En revanche, la deuxième réponse appartient bien à ma compétence, à mon expertise, à ma position professionnelle. « Mon cher Nordine, cette histoire qui déchire ton quartier, est une histoire millénaire ! » Est-ce qu’Hélène était consentante, enlevée et violée par Paris ? Et de cet enlèvement et de ce viol s’ensuit une guerre sauvage dont Homère écrit le poème, guerre qui a duré dix ans… et quand Achille parcourt le champ de bataille, fou de colère après la mort de Patrocle en tuant tout ce qui bouge devant lui, Lycaon, fils de Priam, 16 ans, le supplie et Achille ne l’entend pas, il l’égorge… Vous savez que décider, decidere en latin, veut dire d’abord égorger, trancher. Toute la culture humaine est pétrie de violences : de quoi nous parlent les tragiques grecs, Shakespeare, Mozart, Goya, Eisenstein, ils nous parlent des pires formes de violence qui nous habitent, qui habitent chacun d’entre nous et qui vont se trouver par la magie de la culture transformées en œuvres dans les plus hautes formes de la culture.
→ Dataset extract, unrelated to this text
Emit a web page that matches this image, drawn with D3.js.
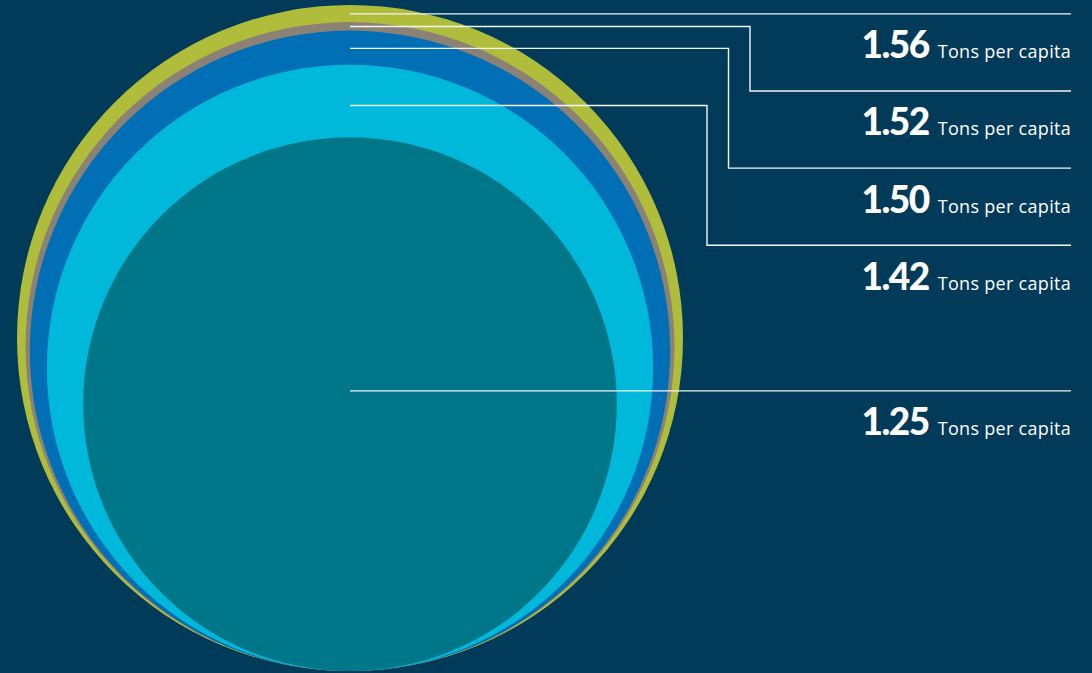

Et donc, c’est l’école qui permet ça, qui va nous permettre de comprendre comment cette histoire sauvage, ces barbaries, guerres, viols, tortures, incestes, vont pouvoir se transformer dans les plus hautes formes de la culture. Don Giovanni de Mozart commence par un viol et un meurtre. « Donc, à l’école, mon cher Nordine, tu as la possibilité d’apprendre progressivement à transformer la douleur en plaisir, les formes les plus profondes, les plus destructrices du mal, de la violence, de la douleur peuvent se transformer en jouissances, en plaisirs, dans les plus hautes formes de la culture. » Et c’est bien l’énergie de la violence et des passions qui alimente toute notre culture, dans les techniques, les arts et les sciences.

 

Donc, les deux réponses à la violence sont bien la structuration des relations inter-humaines par les principes du droit et l’utilisation de l’énergie qui s’y déploie dans la culture. S’il s’agit bien de réprimer la violence, il ne s’agit pas d’en réprimer l’énergie qui y est à l’œuvre, il s’agit de la structurer. Il ne s’agit pas de l’encadrer ou la limiter. Si je pose un « cadre », je pose du « hors-cadre », je fabrique de l’exclusion. Si je pose des limites j’incite aussitôt aux jouissances de leur transgression, on ne peut réprimer les désirs de dissidence (heureusement), d’aller voir ce qui se passe de l’autre côté du mur ![17] Donc, il ne s’agit pas ici d’encadrer, de limiter la violence, il s’agit de la structurer, d’en transformer les énergies aveugles, destructrices, provocatrices, de les transformer en occasions de création et de plaisirs partagés. C’est d’une banalité évidente ce que je dis là, voyez le plaisir que les gamins prennent dans les jeux vidéo les plus violents, les films d’horreur, et, plus traditionnellement dans les contes de fées et de sorcières… Bien entendu, si ce qui se passe dans le film ou l’opéra, dans l’image virtuelle ou dans le conte, se passait dans la réalité, ce serait une autre paire de manches ! Et quand ça se passe dans la réalité et qu’il n’y a pas de recours, alors où peut-on en parler ?

 

Donner pour grandir.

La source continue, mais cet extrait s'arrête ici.